This meme represents a deal-breaker for me, FYI.
M: Today’s Deb-Blog Has Been Brought to You by the Letter D for Dudes and the Letter M for Men: An Homage
(This is a PG post but I am discussing my delight for men with my trademark snark.)
Golly, I love men. Truly. I love their company, their masculinity, their strength, their form, their manly hands, how they look, move and the way some smell. But beyond objectification, I like how they think and how they complement my femininity. I’m feminine. I enjoy being a girl!

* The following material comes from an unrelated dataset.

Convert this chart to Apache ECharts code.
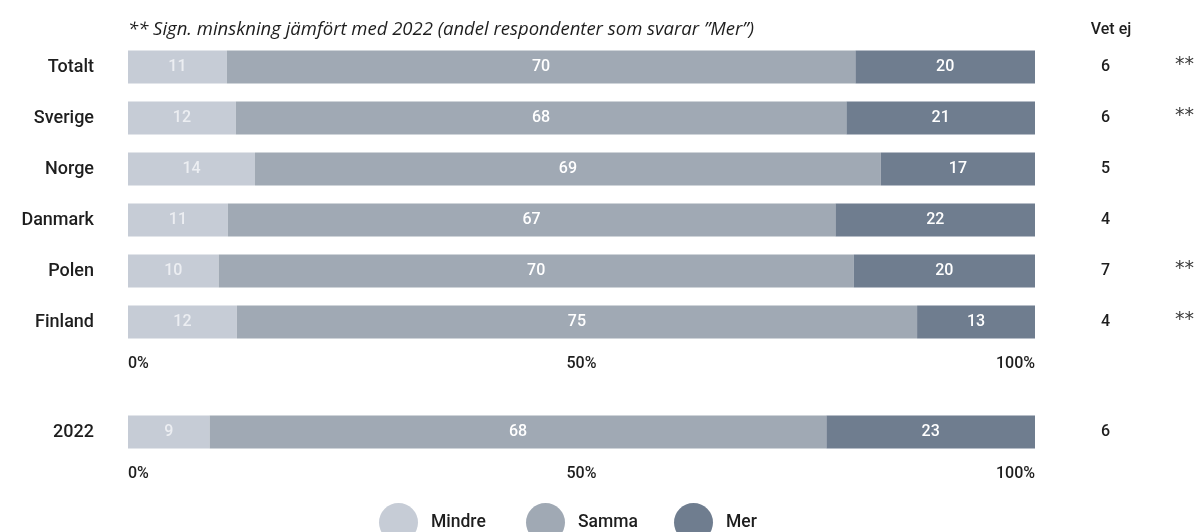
<!DOCTYPE html>
<html><head><meta charset="utf-8">
<script src="https://cdn.jsdelivr.net/npm/echarts@6/dist/echarts.min.js"></script>
<style>html,body{margin:0;padding:0;background:#fff}#c{width:1201px;height:532px}</style>
</head><body><div id="c"></div>
<script>
const categories = ['Totalt','Sverige','Norge','Danmark','Polen','Finland'];
const mindre = [11,12,14,11,10,12];
const samma  = [70,68,69,67,70,75];
const mer    = [20,21,17,22,20,13];
const vetEj  = [6,6,5,4,7,4];
const sign   = ['**','**','','','**','**'];
const cat2022 = ['2022'];
const mindre2022 = [9];
const samma2022 = [68];
const mer2022 = [23];
const vetEj2022 = [6];
const sign2022 = [''];
const tickLabels = {0:'0%',50:'50%',100:'100%'};
const seriesNames = ['Mindre','Samma','Mer'];
const colors = ['#c6ccd6','#a0a9b4','#6f7d8f'];
const labelColors = ['#eceef2','#ffffff','#ffffff'];
const FONT = 'Roboto';
const TXT = '#1e1e1e';

function norm(sets){
  return sets.map(s => s.map((v,i)=>{
    const sum = sets.reduce((a,b)=>a+b[i],0);
    return {value: v/sum*100, raw: v};
  }));
}
const topData = norm([mindre,samma,mer]);
const botData = norm([mindre2022,samma2022,mer2022]);

function xAxis(idx){
  return {gridIndex: idx, type:'value', min:0, max:100, interval:50,
    axisLine:{show:false}, axisTick:{show:false}, splitLine:{show:false},
    axisLabel:{formatter:v=>tickLabels[v]||'', color:TXT, fontSize:16, fontWeight:500, fontFamily:FONT,
      margin:8, alignMinLabel:'left', alignMaxLabel:'right'}};
}
function yAxisLeft(idx, cats){
  return {gridIndex: idx, type:'category', data:cats, inverse:true,
    axisLine:{show:false}, axisTick:{show:false},
    axisLabel:{color:TXT, fontSize:18, fontWeight:500, fontFamily:FONT, margin:34}};
}
function yAxisRight(idx, cats, vals, sig){
  return {gridIndex: idx, type:'category', data:cats, inverse:true, position:'right',
    axisLine:{show:false}, axisTick:{show:false},
    axisLabel:{margin:66, align:'left', formatter:(v,i)=>'{v|'+vals[i]+'}{s|'+sig[i]+'}',
      rich:{v:{width:74, color:TXT, fontSize:16, fontWeight:500, fontFamily:FONT},
            s:{color:'#3a3a3a', fontSize:19, fontFamily:'DejaVu Sans', padding:[0,0,4,0]}}}};
}
function mkSeries(data, xi, yi){
  return data.map((d,k)=>({
    name: seriesNames[k], type:'bar', stack:'s'+xi, xAxisIndex:xi, yAxisIndex:yi,
    barWidth:33, data:d, itemStyle:{color:colors[k]},
    label:{show:true, position:'inside', color:labelColors[k], fontSize:16, fontWeight:500, fontFamily:FONT,
      formatter:p=>p.data.raw}
  }));
}
const legendLefts = [374, 521, 669];
const legends = seriesNames.map((n,i)=>({
  data:[n], left:legendLefts[i], top:498, icon:'circle', itemWidth:39, itemHeight:39,
  textStyle:{fontSize:17.5, fontWeight:500, color:TXT, fontFamily:FONT, padding:[0,0,0,8]}
}));

const chart = echarts.init(document.getElementById('c'));
chart.setOption({
  animation:false,
  textStyle:{fontFamily:FONT},
  title:[
    {text:'** Sign. minskning jämfört med 2022 (andel respondenter som svarar ”Mer”)', left:123, top:15,
     textStyle:{fontSize:18.5, fontStyle:'italic', fontWeight:'normal', color:TXT, fontFamily:'Open Sans'}},
    {text:'Vet ej', left:1106, top:17, textAlign:'center',
     textStyle:{fontSize:16, fontWeight:500, color:TXT, fontFamily:FONT}}
  ],
  legend:legends,
  grid:[
    {left:128, width:907, top:41.5, height:306},
    {left:128, width:907, top:406.5, height:51}
  ],
  xAxis:[xAxis(0), xAxis(1)],
  yAxis:[yAxisLeft(0,categories), yAxisLeft(1,cat2022),
         yAxisRight(0,categories,vetEj,sign), yAxisRight(1,cat2022,vetEj2022,sign2022)],
  series:[...mkSeries(topData,0,0), ...mkSeries(botData,1,1)]
});
</script></body></html>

Look, I know it isn’t politically correct or trendy to talk about gender differences. I know first hand how a lot of those differences have kept women from advancing and everyone from living their genuine truth. And that sucks. I also get there’s vast fluidity to the gender binary. I just heard a fascinating story on NPR’s “This American Life” about a trans man who, upon taking testosterone, said he instantly had a different, more aggressive reaction to women and couldn’t have his once “good cry” anymore, so I believe there is a biology that influences behavior. But this is a light blog, folks, come on! I’m just expressing and acknowledging my experience with sweeping generalities and pausing to appreciate men. So imagine Sam from “Sex In the City” is writing this. (“Sam” is one of my nicknames in certain circles. Those who truly know me know there’s a little bit of Carrie, Miranda, Charlotte and Sam in me.) Sam is independent and not quick to emotionally attach to the men she dates. That part’s me. When Sam was sick, she didn’t have anyone to help her. That part’s me. But when her draperies fell off her bedroom window when she was sick, she helplessly crumbled because she didn’t know how to fix them. Not me. I can hang my own curtains and manage my own plumbing. But I digress. Or do I?

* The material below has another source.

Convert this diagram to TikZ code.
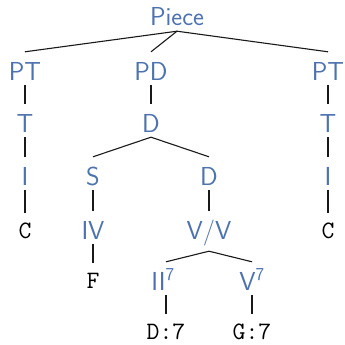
\documentclass[tikz,border=0pt]{standalone}
\usepackage{fontspec}
\definecolor{nodeblue}{RGB}{76,114,176}
\begin{document}
\begin{tikzpicture}[x=1pt,y=-1pt,
  inner/.style={anchor=base,inner sep=0pt,text height=28pt,text depth=5pt,
    text=nodeblue,font=\sffamily\fontsize{26}{30}\selectfont},
  leaf/.style={anchor=base,inner sep=0pt,text height=25pt,text depth=3pt,
    text=black,font=\ttfamily\fontsize{25}{30}\selectfont},
  edge/.style={draw=black!90,line width=1.1pt}]
\useasboundingbox (0,0) rectangle (345,345);
% row 1
\node[inner] (piece) at (177,26) {Piece};
% row 2
\node[inner] (ptl) at (25,80) {PT};
\node[inner] (pd) at (151,80) {PD};
\node[inner] (ptr) at (328,80) {PT};
% row 3
\node[inner] (tl) at (25,132) {T};
\node[inner] (d1) at (151,132) {D};
\node[inner] (tr) at (328,132) {T};
% row 4
\node[inner] (il) at (25,185) {I};
\node[inner] (s) at (93,185) {S};
\node[inner] (d2) at (209,185) {D};
\node[inner] (ir) at (328,185) {I};
% row 5
\node[leaf] (cl) at (25,238) {C};
\node[inner] (iv) at (93,239) {IV};
\node[inner,text depth=12pt] (vv) at (209,239) {V/V};
\node[leaf] (cr) at (328,238) {C};
% row 6
\node[leaf] (f) at (93,288) {F};
\node[inner] (ii7) at (163,290) {II\textsuperscript{7}};
\node[inner] (v7) at (252,290) {V\textsuperscript{7}};
% row 7
\node[leaf] (d7) at (166,339) {D:7};
\node[leaf] (g7) at (252,339) {G:7};
% edges
\draw[edge] (piece.south) -- (ptl.north);
\draw[edge] (piece.south) -- (pd.north);
\draw[edge] (piece.south) -- (ptr.north);
\draw[edge] (ptl.south) -- (tl.north);
\draw[edge] (pd.south) -- (d1.north);
\draw[edge] (ptr.south) -- (tr.north);
\draw[edge] (tl.south) -- (il.north);
\draw[edge] (d1.south) -- (s.north);
\draw[edge] (d1.south) -- (d2.north);
\draw[edge] (tr.south) -- (ir.north);
\draw[edge] (il.south) -- (cl.north);
\draw[edge] (s.south) -- (iv.north);
\draw[edge] (d2.south) -- (vv.north);
\draw[edge] (ir.south) -- (cr.north);
\draw[edge] (iv.south) -- (f.north);
\draw[edge] (vv.south) -- (ii7.north -| d7.north);
\draw[edge] (vv.south) -- (v7.north);
\draw[edge] (ii7.south -| d7.north) -- (d7.north);
\draw[edge] (v7.south) -- (g7.north);
\end{tikzpicture}
\end{document}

Straight, bi, pans, gay, friends and lovers, the men in my life are open, genuine and welcoming. Men give me just what I need when I know what I need; advice, solutions, company, you name it. Men can be tender, emotional and vulnerable, too, but even then they know what they need. In fact, it’s beautiful when a man feels safe to be emotionally intimate.
And a man who is both strong and kind is terribly rare but most attractive, like my dad. Dad set a high bar for the qualities I require in a relationship; fearless but not aggressive, confident but not egotistical, kind but not passionately grandiose, brilliant, liberal, generous and capable.
I’ve never been married. As much as I adore men, I never could quite figure out what to do with one in captivity. So I’m a satisfied single, currently focused on my writing and public speaking, trying to establish a stable income again and my quest of self-discovery. I’ve always been the type to spend time alone between serious relationships, anyway, to “consciously uncouple” in Gwyneth Paltrow‘s words, but in a useful context. I don’t trust someone who moves from one serious relationship to another with barely a breath in between. I learned that lesson with one of those types and once was enough. I adore being in the company of that one, special man but any man worth my time deserves more of me than I can give right now. Besides the time and financial restrictions of coming out of my stay-at-home daughter role, I am recovering from the last relationship and have some baggage to sort.
Now back to objectification. Physical attraction is whole other matter. Attraction is organic. For me, if it’s not there pretty much immediately, it’s never going to be. Now most of my close friends know I am a nose woman. You read right. We’re out there. It is the first characteristic I notice; not the only one but it’s psychologically inexplicable and a total deal breaker. I have made the mistake of compromising on this one more than once, which I regret. Hey, some like blondes, some brunettes, big booties, etc. For me, it’s the nose that, of course, fits the face, too. And it’s not just the nose. And after a long, exhaustive, unscientific study, I can state there is no correlation between the nose, feet, hands or any feature with any other part of the anatomy (and some of those are deal breakers, too). You’re just going to have to trust me on that or do your own research. (The study isn’t complete yet.)
If the physical attraction is strong, I have found three other characteristics are telling – and all three – if he’s got compatibility potential; how he drives and his relationship with food and with his vehicle. I’m not sharing how those translate because I’d be giving away too much to someone who may enter my life in the future and do some surreptitious research on my blog someday.
It’s also a deal breaker if a man spends money he doesn’t have or shouldn’t proportion towards me. Of course, how he spends accordingly matters but money can’t buy me love, right Beatles? Plus, what would I value that anyone bought me who doesn’t know me? But what a turn on to get just what my heart desires or what I didn’t know I wanted.
Actions speak louder than words, too. But be a man of your word. I am torn by two perfect songs for this point, I have decided to share both:
I’m not a commodity, either. This may be a big factor why I have never been married because just hearing someone say I’m a good catch implies marketing of oneself to the highest bidder, which creeps me out. Perhaps there is a value component to all relationships but not of money, things or superficial worth.
So to those men who have touched my life, thank you. I wish all those past, present and future happy lives.